Uniformly at random, break a unit stick in two places. What is the probability that the smallest piece is $\leq 1/5$?

Dividing the unit stick in 3 pieces at random, we have

It is eviedent that the three sticks can be identified as follows:

1. $U=min(X,Y)$

2. $V=1-Max(X,Y)$

3. $Z=|X-Y|$

The probability that the minimum is Greater than $\frac{1}{5}$ is the probability that all 3 sticks are greater than $\frac{1}{5}$

Say

$$\mathbb{P}\Bigg[min(U,V,Z)>\frac{1}{5}\Bigg]=\mathbb{P}\Bigg[U>\frac{1}{5},V>\frac{1}{5},Z>\frac{1}{5}\Bigg]$$

Now given that $V>\frac{1}{5}$ is equivalent to $max(X,Y)<\frac{4}{5}$ the area results to me $$(0.8-0.4)^2=0.16$$

Which is the resulting intersection of the following 3 areas

Thus the requested probability is its complement to 1

$$ \bbox[5px,border:2px solid red] { \mathbb{P}\Bigg[min(U,V,Z)\leq\frac{1}{5}\Bigg]=1-0.16=0.84 \ } $$

Hint: Let $X$ and $Y$ be the coordinates of a point in the unit square.

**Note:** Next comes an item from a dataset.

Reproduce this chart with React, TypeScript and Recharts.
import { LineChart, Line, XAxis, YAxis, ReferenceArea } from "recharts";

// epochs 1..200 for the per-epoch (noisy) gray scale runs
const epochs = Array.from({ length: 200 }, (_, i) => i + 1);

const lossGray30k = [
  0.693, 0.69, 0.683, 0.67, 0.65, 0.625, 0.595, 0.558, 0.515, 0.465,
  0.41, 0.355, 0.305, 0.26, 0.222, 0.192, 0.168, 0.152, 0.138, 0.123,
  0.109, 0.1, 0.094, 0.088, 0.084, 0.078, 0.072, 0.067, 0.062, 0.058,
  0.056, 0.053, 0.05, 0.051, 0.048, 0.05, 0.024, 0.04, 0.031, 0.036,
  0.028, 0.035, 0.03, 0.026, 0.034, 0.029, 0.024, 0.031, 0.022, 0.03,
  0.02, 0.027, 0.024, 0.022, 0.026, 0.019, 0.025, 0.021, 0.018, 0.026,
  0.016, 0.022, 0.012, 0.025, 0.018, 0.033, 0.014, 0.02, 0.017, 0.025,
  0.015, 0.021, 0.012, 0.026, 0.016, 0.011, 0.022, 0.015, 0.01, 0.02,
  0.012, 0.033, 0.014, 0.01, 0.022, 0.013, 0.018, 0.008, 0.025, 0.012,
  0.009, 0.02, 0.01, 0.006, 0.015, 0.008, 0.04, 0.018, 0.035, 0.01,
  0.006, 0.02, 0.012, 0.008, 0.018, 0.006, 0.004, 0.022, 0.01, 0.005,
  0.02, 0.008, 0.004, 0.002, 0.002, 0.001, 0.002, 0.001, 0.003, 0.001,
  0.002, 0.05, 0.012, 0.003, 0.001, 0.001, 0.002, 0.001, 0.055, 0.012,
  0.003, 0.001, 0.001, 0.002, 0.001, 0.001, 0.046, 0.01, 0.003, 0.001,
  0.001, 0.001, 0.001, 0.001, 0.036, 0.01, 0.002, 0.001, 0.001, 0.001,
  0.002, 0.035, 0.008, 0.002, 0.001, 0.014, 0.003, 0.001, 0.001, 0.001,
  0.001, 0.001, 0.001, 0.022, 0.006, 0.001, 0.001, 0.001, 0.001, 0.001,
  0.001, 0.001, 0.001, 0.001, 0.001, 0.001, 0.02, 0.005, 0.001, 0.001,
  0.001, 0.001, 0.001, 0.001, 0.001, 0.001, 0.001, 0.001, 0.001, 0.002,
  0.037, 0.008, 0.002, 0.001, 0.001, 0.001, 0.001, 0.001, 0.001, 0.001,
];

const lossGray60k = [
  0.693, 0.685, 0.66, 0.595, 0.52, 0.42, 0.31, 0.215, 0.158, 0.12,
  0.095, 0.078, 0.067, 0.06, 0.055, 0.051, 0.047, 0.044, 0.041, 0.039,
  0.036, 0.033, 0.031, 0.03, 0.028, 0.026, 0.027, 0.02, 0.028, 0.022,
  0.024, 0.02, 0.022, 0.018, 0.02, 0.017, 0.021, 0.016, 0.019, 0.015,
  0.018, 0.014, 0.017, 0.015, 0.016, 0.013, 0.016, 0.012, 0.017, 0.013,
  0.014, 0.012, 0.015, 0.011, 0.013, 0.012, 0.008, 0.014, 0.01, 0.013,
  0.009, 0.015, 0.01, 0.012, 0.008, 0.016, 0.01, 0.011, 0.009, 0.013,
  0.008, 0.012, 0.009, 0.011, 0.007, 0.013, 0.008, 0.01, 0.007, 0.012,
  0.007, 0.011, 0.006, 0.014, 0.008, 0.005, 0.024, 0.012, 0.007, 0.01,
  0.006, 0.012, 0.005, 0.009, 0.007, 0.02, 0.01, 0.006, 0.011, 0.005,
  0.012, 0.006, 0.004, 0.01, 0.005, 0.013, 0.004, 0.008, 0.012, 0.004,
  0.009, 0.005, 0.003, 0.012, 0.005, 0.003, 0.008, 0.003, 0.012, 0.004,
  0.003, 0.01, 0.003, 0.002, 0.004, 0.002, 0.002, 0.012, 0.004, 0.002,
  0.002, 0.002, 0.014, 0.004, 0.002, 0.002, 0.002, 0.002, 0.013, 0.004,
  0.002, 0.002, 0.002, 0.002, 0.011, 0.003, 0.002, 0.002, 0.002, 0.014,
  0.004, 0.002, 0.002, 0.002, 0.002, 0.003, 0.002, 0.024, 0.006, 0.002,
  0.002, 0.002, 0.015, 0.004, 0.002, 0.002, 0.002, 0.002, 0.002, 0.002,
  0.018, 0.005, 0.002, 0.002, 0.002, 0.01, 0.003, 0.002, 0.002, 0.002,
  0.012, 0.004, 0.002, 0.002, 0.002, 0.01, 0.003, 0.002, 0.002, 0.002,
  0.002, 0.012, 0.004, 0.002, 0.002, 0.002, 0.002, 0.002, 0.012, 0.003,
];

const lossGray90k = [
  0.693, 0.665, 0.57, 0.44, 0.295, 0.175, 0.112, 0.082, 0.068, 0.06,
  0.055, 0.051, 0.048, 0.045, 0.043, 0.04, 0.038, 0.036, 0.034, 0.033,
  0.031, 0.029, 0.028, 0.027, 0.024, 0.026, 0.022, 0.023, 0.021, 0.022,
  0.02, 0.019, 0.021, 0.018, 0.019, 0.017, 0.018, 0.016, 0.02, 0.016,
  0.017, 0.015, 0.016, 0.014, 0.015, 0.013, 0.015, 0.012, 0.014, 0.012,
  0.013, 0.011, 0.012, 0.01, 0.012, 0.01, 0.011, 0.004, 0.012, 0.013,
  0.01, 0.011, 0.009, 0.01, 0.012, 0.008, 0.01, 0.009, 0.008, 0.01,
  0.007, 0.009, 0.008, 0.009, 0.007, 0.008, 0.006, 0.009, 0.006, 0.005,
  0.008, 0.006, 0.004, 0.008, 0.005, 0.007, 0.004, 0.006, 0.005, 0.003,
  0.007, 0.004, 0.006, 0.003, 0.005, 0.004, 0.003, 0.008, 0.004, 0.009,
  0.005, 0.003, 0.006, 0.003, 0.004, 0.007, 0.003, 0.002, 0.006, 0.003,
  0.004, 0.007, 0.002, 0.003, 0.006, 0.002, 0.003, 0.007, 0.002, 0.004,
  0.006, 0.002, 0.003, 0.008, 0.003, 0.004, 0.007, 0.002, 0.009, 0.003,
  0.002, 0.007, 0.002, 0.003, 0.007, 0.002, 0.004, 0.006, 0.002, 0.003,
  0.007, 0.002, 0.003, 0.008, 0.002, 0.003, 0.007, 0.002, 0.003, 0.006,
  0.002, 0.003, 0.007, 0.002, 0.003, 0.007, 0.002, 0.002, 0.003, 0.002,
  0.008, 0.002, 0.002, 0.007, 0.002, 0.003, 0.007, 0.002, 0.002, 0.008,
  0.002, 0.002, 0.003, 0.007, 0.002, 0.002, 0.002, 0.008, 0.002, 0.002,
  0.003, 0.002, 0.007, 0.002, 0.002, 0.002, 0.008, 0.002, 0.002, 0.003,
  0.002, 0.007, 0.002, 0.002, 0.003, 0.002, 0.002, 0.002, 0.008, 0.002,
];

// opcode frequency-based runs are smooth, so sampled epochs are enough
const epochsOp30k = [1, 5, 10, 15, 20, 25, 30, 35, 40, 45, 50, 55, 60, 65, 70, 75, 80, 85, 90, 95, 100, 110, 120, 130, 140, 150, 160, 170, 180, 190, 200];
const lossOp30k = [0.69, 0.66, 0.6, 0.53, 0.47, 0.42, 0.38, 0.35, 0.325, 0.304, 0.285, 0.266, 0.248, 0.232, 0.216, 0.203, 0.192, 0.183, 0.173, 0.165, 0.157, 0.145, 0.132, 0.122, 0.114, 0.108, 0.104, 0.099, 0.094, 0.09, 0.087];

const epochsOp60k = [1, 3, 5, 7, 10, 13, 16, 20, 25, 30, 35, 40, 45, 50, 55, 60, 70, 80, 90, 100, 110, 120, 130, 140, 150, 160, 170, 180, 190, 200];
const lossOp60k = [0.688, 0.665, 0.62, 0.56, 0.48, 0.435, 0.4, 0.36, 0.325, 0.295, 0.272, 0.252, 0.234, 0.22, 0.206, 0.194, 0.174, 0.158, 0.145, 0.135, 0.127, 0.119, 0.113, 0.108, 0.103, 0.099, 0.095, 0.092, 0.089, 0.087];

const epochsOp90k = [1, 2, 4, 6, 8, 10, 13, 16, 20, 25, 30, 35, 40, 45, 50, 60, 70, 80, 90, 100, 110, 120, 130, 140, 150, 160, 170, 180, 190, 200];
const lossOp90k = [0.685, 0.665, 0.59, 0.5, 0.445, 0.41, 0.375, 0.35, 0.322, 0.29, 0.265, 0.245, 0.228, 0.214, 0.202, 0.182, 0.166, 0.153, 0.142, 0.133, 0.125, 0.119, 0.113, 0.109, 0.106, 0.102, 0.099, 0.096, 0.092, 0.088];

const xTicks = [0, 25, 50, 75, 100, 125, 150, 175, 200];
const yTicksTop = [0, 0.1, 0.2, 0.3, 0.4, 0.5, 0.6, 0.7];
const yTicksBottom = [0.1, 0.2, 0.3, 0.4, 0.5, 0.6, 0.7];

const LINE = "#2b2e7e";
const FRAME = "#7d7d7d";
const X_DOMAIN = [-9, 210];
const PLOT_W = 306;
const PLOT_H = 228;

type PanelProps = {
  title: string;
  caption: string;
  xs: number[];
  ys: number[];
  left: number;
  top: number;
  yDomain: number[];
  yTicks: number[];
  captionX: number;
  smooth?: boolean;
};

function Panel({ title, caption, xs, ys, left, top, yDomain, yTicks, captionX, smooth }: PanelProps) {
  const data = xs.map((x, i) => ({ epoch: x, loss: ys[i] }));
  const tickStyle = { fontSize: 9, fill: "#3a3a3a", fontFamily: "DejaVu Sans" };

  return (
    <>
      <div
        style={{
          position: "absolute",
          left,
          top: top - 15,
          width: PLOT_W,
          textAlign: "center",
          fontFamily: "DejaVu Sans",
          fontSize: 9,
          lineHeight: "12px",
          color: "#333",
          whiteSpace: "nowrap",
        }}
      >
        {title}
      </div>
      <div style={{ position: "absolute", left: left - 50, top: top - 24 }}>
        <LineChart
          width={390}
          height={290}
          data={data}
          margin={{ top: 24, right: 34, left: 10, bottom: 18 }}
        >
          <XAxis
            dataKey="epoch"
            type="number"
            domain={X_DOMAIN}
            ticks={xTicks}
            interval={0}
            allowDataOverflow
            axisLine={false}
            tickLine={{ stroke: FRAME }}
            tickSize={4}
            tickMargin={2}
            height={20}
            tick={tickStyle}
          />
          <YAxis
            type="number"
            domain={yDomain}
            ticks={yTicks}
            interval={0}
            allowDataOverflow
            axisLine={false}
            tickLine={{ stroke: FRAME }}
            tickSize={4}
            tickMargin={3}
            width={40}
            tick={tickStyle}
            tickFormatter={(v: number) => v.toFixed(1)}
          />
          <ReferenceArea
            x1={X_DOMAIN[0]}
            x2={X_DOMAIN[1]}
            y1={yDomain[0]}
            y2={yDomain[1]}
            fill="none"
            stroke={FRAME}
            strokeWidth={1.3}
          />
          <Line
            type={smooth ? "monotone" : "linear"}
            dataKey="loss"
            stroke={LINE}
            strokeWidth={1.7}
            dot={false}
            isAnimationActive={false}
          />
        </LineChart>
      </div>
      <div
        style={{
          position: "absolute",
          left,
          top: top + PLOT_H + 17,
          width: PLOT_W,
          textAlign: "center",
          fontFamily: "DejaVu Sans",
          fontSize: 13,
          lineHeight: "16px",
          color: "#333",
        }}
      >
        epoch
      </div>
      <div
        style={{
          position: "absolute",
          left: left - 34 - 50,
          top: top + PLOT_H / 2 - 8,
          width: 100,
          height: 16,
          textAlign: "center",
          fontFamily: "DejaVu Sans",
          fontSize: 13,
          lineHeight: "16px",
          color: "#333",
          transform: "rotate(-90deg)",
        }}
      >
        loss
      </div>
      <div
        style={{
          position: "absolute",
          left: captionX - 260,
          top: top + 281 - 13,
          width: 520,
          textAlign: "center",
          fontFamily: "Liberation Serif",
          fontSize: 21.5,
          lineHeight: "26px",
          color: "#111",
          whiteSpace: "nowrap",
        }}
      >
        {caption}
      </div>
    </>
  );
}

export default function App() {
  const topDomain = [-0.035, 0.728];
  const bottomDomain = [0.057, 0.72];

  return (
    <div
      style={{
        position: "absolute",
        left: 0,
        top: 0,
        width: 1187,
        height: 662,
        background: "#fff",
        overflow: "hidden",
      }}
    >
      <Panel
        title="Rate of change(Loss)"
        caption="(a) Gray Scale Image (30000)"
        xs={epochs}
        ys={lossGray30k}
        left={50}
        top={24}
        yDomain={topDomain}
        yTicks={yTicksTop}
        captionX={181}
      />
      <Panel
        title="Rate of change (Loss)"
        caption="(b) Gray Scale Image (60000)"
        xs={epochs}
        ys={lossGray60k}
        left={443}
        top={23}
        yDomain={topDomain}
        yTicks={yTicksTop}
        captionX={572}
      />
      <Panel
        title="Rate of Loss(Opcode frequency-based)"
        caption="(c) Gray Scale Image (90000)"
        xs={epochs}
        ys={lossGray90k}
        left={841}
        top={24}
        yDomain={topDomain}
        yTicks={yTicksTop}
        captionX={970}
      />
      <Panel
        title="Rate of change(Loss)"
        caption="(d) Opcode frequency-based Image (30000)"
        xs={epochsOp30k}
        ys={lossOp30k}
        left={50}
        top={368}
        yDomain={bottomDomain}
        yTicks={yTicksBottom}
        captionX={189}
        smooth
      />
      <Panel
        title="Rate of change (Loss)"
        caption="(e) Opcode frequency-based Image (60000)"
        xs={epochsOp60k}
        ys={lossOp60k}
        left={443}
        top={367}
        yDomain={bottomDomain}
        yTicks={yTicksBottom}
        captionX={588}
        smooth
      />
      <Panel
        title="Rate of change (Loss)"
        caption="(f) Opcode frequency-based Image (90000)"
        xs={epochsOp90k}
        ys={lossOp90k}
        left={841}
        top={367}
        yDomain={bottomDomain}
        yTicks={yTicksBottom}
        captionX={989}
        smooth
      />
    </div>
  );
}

Draw a picture and shade the region where one piece is less than $\frac 15$. You should have the outer border of the square plus a region following the main diagonal. Evaluate the area of the shaded region. The region where the smallest piece is less than $\frac 15$ is the same as the region where at least one piece is less than $\frac 15$.